Toutes anguilles unies
Des biologistes démontrent que les anguilles d’Europe et d’Amérique peuvent produire des hybrides viables et fertiles
Vicky Albert et Louis Bernatchez, du Département de biologie, et leur collègue islandais Bjarni Jonsson viennent de démontrer que les anguilles américaines et européennes peuvent s’accoupler et donner naissance à des hybrides viables et fertiles. Cette découverte, que les chercheurs annoncent dans un récent numéro de la revue scientifique Molecular Ecology, vient donc confirmer formellement ce que soupçonnaient les biologistes depuis des décennies.
Plusieurs indices portaient à croire que ces deux espèces pouvaient occasionnellement «sauter la clôture». D’une part, l’occasion faisant le larron, le chevauchement de leurs aires et de leur saison de reproduction dans la mer des Sargasses favorisait les échanges intimes. D’autre part, l’existence de spécimens islandais montrant un nombre intermédiaire de vertèbres laissait supposer que certaines anguilles étaient passées à l’acte. Rien ne permettait toutefois de confirmer qu’il y avait bien croisement génétique et surtout que les hybrides issus de cette union étaient fertiles.

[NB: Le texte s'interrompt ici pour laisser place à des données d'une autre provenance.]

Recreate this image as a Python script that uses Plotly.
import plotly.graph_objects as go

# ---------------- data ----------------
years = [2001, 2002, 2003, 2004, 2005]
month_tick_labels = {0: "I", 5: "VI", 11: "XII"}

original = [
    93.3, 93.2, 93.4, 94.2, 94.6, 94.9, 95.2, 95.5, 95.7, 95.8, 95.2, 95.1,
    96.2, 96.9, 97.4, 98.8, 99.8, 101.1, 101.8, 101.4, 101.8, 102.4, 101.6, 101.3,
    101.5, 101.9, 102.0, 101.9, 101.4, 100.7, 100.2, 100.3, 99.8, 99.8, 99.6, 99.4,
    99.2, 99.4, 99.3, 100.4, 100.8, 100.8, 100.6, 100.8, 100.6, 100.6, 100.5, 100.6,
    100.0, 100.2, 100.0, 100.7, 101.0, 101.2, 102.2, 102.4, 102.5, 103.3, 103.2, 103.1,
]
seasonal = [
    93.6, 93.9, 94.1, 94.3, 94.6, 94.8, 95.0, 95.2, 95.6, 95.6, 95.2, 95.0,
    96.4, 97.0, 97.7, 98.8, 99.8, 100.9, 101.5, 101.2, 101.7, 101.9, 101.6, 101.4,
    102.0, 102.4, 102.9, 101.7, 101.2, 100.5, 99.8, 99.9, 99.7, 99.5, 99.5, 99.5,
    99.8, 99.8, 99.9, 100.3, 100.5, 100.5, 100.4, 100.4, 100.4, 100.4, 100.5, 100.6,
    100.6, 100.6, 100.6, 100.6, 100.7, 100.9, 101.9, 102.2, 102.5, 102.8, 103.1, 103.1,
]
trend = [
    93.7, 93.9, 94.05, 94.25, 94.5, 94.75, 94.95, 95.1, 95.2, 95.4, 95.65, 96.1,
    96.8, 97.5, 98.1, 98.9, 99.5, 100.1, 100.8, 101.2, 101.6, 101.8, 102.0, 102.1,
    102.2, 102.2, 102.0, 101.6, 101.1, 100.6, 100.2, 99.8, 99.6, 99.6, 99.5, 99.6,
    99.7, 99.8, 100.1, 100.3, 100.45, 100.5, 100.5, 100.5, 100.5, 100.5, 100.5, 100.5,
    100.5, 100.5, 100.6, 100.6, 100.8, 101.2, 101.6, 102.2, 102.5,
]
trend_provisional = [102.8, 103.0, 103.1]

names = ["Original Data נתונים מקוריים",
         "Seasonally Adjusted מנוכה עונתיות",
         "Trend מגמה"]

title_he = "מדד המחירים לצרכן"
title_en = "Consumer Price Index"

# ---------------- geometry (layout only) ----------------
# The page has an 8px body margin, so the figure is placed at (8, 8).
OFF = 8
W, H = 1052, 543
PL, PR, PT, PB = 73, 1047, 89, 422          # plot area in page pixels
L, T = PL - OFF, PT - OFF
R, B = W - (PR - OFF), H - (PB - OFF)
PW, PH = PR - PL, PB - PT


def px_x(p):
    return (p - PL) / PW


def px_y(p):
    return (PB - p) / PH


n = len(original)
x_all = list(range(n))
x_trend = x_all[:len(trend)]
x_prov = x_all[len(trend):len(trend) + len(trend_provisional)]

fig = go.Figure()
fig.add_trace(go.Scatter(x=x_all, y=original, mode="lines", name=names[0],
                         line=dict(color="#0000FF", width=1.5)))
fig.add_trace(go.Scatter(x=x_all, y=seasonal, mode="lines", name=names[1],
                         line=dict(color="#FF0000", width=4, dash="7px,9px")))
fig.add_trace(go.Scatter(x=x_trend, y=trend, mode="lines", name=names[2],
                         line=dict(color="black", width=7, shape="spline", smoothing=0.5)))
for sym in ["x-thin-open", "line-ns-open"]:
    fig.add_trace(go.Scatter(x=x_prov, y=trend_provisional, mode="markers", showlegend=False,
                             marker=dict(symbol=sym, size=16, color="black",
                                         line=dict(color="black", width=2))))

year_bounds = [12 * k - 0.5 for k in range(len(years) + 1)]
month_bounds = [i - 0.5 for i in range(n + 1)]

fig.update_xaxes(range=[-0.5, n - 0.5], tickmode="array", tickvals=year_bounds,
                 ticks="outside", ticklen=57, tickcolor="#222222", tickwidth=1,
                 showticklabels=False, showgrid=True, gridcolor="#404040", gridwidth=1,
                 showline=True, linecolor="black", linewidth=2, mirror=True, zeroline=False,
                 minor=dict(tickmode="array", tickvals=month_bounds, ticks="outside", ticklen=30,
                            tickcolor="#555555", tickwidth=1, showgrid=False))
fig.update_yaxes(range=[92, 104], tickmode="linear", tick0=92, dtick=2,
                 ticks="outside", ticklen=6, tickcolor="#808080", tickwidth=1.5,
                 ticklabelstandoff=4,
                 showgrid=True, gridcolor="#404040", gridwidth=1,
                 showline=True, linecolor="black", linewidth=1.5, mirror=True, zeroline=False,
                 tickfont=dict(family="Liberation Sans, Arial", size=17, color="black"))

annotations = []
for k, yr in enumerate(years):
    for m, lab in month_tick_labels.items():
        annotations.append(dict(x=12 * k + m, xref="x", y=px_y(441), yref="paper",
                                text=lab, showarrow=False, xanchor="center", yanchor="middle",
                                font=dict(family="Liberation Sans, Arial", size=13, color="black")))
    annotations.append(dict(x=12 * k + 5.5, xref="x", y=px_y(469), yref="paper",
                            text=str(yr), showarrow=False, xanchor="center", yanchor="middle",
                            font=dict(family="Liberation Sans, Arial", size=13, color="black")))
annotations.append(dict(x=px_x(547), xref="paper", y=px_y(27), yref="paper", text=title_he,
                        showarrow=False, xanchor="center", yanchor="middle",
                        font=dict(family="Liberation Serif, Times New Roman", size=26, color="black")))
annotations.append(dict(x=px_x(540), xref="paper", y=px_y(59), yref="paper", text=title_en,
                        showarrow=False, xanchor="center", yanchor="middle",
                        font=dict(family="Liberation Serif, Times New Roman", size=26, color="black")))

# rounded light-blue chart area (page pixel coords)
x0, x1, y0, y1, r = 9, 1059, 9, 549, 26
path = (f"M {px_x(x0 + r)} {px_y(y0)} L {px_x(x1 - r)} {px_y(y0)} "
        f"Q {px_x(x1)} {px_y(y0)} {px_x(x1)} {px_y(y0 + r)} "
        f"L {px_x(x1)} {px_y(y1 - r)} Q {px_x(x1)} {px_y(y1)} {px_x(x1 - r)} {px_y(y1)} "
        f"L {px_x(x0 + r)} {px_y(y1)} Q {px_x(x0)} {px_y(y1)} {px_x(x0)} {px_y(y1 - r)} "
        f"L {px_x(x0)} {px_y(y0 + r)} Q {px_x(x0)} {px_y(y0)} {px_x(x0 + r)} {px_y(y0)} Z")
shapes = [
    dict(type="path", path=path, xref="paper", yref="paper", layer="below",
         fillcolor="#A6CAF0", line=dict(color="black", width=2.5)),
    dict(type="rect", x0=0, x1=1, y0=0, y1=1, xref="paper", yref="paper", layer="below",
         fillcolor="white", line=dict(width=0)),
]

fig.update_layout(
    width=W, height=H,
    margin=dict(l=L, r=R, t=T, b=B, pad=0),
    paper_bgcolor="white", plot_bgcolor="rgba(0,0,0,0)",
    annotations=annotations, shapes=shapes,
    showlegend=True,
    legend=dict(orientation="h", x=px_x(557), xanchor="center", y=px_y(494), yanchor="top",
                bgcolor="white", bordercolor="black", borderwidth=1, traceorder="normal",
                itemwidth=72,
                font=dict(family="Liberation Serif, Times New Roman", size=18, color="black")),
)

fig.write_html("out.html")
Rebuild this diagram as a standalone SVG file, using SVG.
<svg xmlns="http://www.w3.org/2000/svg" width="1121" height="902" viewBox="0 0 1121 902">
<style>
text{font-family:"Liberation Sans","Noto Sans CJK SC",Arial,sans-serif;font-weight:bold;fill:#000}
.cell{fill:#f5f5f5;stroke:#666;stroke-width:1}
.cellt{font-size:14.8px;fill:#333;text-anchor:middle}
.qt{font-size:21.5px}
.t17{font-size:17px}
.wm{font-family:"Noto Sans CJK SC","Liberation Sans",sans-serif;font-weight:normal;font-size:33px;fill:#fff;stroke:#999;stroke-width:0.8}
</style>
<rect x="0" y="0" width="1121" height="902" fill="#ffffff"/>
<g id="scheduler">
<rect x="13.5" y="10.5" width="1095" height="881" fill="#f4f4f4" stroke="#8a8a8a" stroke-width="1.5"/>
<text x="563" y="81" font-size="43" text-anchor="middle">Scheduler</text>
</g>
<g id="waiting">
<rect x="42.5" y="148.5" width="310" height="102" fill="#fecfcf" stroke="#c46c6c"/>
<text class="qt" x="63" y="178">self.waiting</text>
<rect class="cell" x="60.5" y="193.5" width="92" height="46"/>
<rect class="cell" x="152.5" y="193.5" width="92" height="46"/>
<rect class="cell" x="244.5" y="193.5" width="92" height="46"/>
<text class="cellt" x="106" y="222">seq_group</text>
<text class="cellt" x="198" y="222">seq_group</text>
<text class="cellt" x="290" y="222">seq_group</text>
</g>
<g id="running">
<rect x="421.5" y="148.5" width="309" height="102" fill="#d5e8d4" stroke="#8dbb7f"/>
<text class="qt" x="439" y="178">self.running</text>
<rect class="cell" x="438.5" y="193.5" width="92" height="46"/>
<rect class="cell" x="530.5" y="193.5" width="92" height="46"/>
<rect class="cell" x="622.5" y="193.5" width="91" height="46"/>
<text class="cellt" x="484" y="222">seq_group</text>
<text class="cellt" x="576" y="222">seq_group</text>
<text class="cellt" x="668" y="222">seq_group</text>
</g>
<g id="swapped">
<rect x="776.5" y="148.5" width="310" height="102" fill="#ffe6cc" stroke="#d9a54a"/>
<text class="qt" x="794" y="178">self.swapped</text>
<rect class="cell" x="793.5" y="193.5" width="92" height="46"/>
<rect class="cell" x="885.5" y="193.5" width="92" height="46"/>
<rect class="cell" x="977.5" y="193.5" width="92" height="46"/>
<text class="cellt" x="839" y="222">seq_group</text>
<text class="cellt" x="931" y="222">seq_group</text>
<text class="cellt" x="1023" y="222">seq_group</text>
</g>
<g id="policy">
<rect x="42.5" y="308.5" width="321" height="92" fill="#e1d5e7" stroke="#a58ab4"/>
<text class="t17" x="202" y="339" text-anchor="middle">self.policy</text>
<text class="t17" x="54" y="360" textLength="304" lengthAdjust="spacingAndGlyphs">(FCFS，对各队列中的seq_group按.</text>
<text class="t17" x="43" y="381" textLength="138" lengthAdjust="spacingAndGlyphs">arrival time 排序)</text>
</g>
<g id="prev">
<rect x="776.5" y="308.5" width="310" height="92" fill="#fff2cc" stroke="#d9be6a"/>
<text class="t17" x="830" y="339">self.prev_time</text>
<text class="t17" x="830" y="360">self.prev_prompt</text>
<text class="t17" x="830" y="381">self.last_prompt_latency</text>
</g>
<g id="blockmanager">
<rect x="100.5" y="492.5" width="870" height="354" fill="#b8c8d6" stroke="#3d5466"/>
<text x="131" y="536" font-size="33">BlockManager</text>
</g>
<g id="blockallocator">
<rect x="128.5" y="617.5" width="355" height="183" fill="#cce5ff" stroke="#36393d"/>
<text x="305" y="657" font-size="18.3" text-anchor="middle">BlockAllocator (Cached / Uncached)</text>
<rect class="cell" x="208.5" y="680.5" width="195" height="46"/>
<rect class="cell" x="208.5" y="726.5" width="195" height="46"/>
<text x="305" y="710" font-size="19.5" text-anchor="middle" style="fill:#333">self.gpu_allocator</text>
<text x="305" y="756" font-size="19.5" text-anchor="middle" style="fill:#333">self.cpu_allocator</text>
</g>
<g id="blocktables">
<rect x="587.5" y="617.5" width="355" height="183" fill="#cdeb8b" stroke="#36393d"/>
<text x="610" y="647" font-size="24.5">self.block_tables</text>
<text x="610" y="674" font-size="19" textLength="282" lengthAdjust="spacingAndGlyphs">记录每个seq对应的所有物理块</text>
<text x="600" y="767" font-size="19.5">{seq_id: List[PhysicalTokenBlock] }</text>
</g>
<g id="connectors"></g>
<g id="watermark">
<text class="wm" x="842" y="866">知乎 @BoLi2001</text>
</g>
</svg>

Les trois chercheurs ont procédé à l’analyse de 373 marqueurs du génome de 1 127 anguilles provenant d’Europe, d’Amérique et d’Islande. Ils ont ainsi découvert que tous les spécimens d’Europe étaient de lignée pure, mais que 1,6 % des spécimens américains – ceux provenant des sites les plus nordiques - étaient des hybrides. En Islande, la grande majorité des spécimens se rangeait dans le camp de l’anguille européenne, mais 16 % étaient porteurs de gènes américains. Plus important encore, les analyses ont permis d’établir que certains des hybrides étaient de deuxième génération, c’est-à-dire que leur parent était viable, fertile et capable d’effectuer la migration depuis l’Islande jusqu’à la mer des Sargasses. «L’hybridation des deux espèces ne constitue pas un cul-de-sac génétique», concluent les chercheurs.
L’abondance de ces hybrides semble en baisse depuis quelques années, révèlent toutefois les données. Pour l’instant, les chercheurs ne peuvent qu’avancer des hypothèses pour expliquer ce déclin ainsi que la répartition non aléatoire des hybrides «Il y a encore beaucoup de choses que nous ignorons au sujet de la reproduction de l’anguille», constate le professeur Bernatchez. La mystérieuse espèce pourrait livrer quelques-uns de ses secrets le printemps prochain alors que deux bateaux de recherche danois mettront le cap sur la mer des Sargasses pour une expédition scientifique de dix jours. Invité à titre de spécialiste de la génétique des poissons, Louis Bernatchez se rendra dans ce coin du monde où, curieusement, aucune anguille adulte n’a jamais été capturée.